GIVEN INFORMATION –
⁂

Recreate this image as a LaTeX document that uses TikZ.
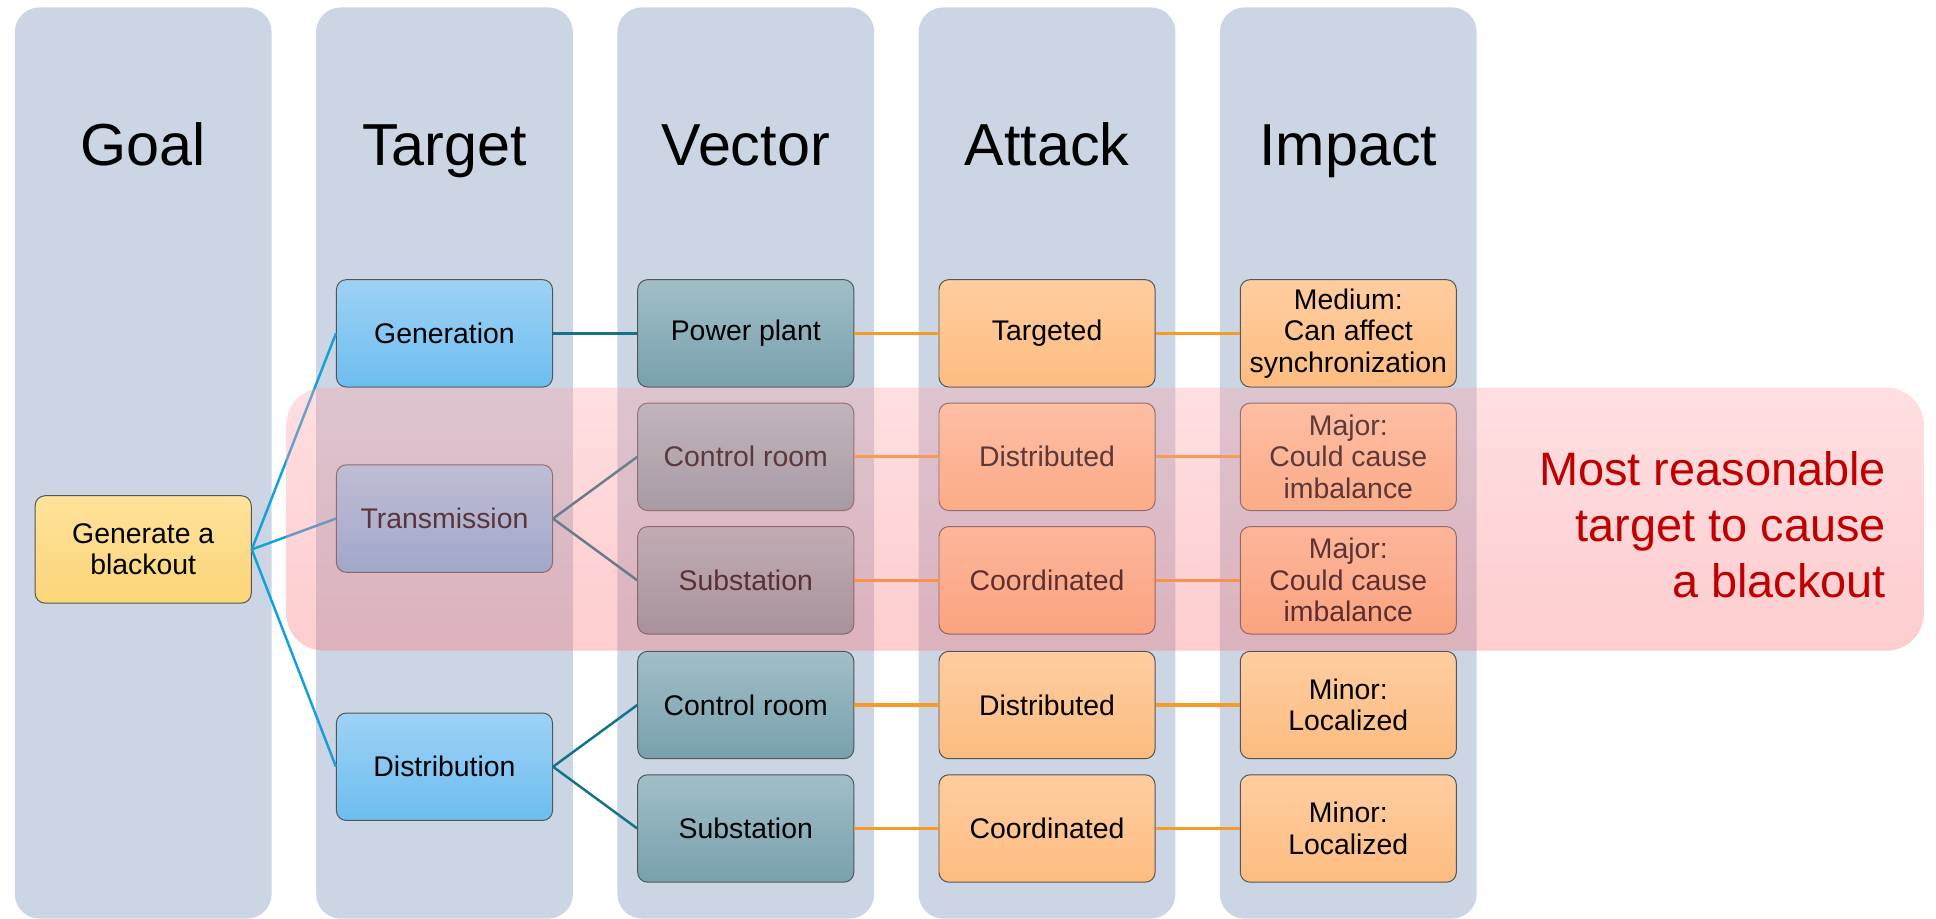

⁂

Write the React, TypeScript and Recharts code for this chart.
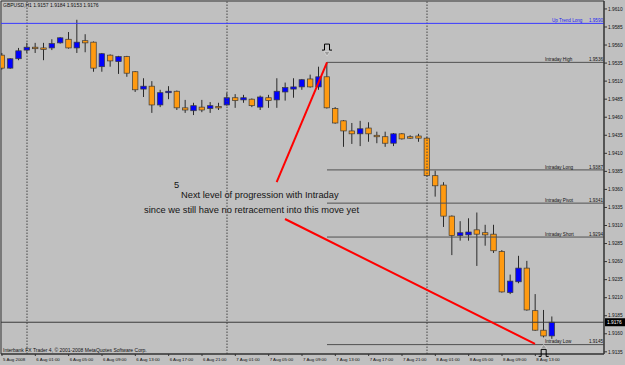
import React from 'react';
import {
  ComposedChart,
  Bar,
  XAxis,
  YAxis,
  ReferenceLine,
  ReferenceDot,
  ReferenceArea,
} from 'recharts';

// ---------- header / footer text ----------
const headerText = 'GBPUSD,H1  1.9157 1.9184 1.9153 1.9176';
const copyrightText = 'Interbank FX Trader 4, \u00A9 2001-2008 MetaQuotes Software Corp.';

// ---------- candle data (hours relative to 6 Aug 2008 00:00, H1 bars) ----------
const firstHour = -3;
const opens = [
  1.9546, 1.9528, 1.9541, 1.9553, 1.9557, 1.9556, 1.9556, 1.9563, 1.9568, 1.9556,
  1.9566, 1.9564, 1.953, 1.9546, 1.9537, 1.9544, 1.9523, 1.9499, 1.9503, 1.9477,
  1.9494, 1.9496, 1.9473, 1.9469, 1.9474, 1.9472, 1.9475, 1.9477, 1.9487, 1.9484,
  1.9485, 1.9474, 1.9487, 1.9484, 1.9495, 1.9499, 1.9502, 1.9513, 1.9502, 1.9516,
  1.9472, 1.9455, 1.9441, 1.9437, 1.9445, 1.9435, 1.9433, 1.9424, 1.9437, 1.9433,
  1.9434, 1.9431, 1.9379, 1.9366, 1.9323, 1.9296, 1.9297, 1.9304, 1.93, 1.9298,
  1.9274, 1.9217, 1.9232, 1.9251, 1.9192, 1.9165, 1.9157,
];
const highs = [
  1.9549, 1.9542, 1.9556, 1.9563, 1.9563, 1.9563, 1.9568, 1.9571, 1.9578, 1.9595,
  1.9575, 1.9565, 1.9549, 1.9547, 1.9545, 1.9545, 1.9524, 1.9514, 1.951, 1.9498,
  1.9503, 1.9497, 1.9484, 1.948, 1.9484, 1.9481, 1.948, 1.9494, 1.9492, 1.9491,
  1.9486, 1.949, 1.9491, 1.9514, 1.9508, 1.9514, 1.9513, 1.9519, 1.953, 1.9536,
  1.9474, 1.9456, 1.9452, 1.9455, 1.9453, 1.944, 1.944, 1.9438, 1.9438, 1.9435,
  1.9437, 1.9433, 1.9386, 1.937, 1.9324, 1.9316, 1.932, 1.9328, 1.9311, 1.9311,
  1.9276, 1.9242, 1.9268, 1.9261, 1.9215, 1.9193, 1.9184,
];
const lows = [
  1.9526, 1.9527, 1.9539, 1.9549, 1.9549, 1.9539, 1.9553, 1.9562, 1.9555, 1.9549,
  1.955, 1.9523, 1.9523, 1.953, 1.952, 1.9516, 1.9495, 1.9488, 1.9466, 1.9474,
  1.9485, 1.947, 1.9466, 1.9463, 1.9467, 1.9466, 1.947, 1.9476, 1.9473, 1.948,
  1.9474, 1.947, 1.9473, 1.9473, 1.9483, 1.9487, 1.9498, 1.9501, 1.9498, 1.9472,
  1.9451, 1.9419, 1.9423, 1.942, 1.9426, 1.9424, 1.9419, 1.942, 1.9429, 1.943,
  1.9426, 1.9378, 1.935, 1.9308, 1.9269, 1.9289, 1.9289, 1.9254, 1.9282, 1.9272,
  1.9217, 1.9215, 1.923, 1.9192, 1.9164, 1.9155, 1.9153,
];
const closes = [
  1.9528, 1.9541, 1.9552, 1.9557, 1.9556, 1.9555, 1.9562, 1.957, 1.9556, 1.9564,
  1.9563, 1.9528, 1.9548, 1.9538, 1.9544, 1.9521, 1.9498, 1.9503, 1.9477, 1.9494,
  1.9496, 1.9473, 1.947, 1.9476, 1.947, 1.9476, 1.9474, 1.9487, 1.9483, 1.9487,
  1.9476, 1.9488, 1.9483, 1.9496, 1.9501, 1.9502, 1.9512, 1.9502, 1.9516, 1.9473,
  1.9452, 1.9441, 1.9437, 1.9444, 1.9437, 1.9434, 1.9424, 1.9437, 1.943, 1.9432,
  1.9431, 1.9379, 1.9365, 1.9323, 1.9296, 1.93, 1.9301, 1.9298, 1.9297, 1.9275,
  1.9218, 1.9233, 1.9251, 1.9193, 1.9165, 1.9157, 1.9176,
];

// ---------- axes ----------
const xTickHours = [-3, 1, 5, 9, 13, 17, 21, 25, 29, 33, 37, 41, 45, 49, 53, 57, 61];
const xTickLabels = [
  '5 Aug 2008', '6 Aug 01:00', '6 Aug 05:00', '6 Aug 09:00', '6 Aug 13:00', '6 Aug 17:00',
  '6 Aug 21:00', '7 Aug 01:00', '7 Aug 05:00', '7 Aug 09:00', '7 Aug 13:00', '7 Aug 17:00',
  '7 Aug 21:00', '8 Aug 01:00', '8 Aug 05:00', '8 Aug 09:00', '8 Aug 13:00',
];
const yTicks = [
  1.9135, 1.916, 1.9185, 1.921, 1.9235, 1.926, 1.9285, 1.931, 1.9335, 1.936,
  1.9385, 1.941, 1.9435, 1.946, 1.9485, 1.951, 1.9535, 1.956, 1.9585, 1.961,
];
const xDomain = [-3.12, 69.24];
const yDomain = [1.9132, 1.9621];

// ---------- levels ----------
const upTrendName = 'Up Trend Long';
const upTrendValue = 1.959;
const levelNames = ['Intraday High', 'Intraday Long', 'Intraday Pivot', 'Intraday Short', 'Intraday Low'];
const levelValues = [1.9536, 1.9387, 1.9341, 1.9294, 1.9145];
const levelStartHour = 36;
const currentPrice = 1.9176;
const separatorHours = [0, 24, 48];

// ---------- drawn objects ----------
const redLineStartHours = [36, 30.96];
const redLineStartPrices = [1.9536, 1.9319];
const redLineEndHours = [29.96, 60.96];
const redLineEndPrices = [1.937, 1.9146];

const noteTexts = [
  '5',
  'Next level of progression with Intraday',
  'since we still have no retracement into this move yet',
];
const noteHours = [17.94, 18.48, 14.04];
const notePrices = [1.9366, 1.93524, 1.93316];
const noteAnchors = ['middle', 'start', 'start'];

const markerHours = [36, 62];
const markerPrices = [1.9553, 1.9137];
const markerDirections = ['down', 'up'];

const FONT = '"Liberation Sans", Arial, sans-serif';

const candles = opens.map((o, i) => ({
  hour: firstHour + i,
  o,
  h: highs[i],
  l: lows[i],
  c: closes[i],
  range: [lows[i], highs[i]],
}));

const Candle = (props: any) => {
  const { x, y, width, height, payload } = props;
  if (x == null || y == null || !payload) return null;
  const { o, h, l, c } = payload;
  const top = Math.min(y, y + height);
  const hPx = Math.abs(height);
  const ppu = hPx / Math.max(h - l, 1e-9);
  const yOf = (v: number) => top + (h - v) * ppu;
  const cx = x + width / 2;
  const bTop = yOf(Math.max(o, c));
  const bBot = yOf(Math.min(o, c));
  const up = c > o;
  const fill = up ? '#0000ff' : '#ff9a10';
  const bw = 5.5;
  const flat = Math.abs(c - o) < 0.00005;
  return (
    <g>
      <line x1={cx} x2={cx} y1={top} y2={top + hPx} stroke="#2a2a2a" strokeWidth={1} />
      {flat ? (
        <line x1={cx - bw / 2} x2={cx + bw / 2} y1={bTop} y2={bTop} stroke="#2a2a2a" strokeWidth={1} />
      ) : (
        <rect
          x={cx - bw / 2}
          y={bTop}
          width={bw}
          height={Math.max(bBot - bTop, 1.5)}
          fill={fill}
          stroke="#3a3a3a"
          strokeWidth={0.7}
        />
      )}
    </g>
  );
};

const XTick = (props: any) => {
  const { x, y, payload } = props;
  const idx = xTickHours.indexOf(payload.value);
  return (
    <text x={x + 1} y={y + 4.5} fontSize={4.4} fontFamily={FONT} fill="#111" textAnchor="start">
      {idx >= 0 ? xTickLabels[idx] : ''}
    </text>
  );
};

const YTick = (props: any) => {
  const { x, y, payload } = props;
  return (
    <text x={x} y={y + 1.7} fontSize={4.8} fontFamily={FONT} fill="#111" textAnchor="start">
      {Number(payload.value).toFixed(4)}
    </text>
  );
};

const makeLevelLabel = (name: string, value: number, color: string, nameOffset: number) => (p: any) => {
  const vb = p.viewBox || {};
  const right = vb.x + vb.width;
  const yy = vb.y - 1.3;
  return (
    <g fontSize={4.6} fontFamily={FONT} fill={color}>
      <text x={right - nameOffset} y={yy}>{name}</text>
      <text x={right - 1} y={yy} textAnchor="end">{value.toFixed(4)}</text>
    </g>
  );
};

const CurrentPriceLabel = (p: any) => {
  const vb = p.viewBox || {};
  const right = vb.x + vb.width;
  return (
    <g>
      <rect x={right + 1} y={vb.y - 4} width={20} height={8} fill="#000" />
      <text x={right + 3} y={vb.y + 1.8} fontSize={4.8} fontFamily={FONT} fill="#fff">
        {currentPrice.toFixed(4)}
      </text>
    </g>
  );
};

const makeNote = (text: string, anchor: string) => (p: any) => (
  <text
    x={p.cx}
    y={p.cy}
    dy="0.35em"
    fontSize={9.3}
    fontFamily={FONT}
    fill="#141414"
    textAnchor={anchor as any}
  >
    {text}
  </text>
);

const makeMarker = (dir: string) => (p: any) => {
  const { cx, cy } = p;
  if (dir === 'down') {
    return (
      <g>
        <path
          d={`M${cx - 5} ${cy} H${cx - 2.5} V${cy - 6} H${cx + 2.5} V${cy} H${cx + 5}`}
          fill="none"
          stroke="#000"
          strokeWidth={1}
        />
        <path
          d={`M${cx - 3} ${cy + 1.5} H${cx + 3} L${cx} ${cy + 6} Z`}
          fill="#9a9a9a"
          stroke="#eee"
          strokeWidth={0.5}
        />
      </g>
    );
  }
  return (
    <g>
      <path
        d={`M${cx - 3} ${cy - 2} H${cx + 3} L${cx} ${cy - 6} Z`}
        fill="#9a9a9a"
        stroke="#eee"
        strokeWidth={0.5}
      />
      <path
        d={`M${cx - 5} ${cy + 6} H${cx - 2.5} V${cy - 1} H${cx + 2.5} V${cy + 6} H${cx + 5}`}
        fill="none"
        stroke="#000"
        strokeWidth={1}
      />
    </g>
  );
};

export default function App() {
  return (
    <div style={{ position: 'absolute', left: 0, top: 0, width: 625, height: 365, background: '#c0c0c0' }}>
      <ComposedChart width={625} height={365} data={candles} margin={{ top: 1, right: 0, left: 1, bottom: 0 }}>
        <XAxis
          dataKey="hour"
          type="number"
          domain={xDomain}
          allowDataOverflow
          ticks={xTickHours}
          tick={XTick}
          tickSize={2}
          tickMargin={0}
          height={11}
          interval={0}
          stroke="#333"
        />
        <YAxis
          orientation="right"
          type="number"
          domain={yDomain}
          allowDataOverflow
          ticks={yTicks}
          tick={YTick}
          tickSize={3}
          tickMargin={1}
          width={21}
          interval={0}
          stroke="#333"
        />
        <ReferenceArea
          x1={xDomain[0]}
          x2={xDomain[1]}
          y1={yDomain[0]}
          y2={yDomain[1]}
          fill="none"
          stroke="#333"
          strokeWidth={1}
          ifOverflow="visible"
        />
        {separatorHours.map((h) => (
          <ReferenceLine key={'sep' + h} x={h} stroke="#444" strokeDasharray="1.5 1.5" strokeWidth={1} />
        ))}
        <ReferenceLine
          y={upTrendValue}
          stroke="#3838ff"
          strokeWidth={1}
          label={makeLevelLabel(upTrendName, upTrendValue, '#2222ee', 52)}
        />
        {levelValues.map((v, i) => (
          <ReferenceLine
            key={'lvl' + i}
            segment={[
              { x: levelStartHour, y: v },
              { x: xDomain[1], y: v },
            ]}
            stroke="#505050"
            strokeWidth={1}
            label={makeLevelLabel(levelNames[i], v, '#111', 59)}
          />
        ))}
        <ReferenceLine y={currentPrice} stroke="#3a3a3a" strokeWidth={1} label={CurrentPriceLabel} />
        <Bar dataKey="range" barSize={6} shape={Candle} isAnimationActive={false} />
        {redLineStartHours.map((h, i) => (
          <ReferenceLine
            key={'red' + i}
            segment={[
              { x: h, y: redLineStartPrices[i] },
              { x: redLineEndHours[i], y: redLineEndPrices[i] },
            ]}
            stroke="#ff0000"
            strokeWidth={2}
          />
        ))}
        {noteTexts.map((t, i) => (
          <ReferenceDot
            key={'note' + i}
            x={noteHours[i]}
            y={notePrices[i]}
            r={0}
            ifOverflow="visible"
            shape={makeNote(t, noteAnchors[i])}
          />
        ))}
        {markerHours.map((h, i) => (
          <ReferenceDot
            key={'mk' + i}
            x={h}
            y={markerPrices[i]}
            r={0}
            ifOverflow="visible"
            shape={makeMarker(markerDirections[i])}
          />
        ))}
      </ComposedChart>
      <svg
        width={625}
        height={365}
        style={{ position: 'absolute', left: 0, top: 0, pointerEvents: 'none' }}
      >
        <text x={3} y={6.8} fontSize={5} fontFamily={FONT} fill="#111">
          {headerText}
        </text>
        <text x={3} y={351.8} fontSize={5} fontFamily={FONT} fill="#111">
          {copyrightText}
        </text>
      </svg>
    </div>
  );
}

⁂

PROBLEM STATEMENT – Between the line with "Write the React, TypeScript" and the line with "const copyrightText = 'Interbank", ends included, lies the span to copy exactly; copy nothing else and leave out the pictures.

WRITTEN RESPONSE –
Write the React, TypeScript and Recharts code for this chart.
import React from 'react';
import {
  ComposedChart,
  Bar,
  XAxis,
  YAxis,
  ReferenceLine,
  ReferenceDot,
  ReferenceArea,
} from 'recharts';

// ---------- header / footer text ----------
const headerText = 'GBPUSD,H1  1.9157 1.9184 1.9153 1.9176';
const copyrightText = 'Interbank FX Trader 4, \u00A9 2001-2008 MetaQuotes Software Corp.';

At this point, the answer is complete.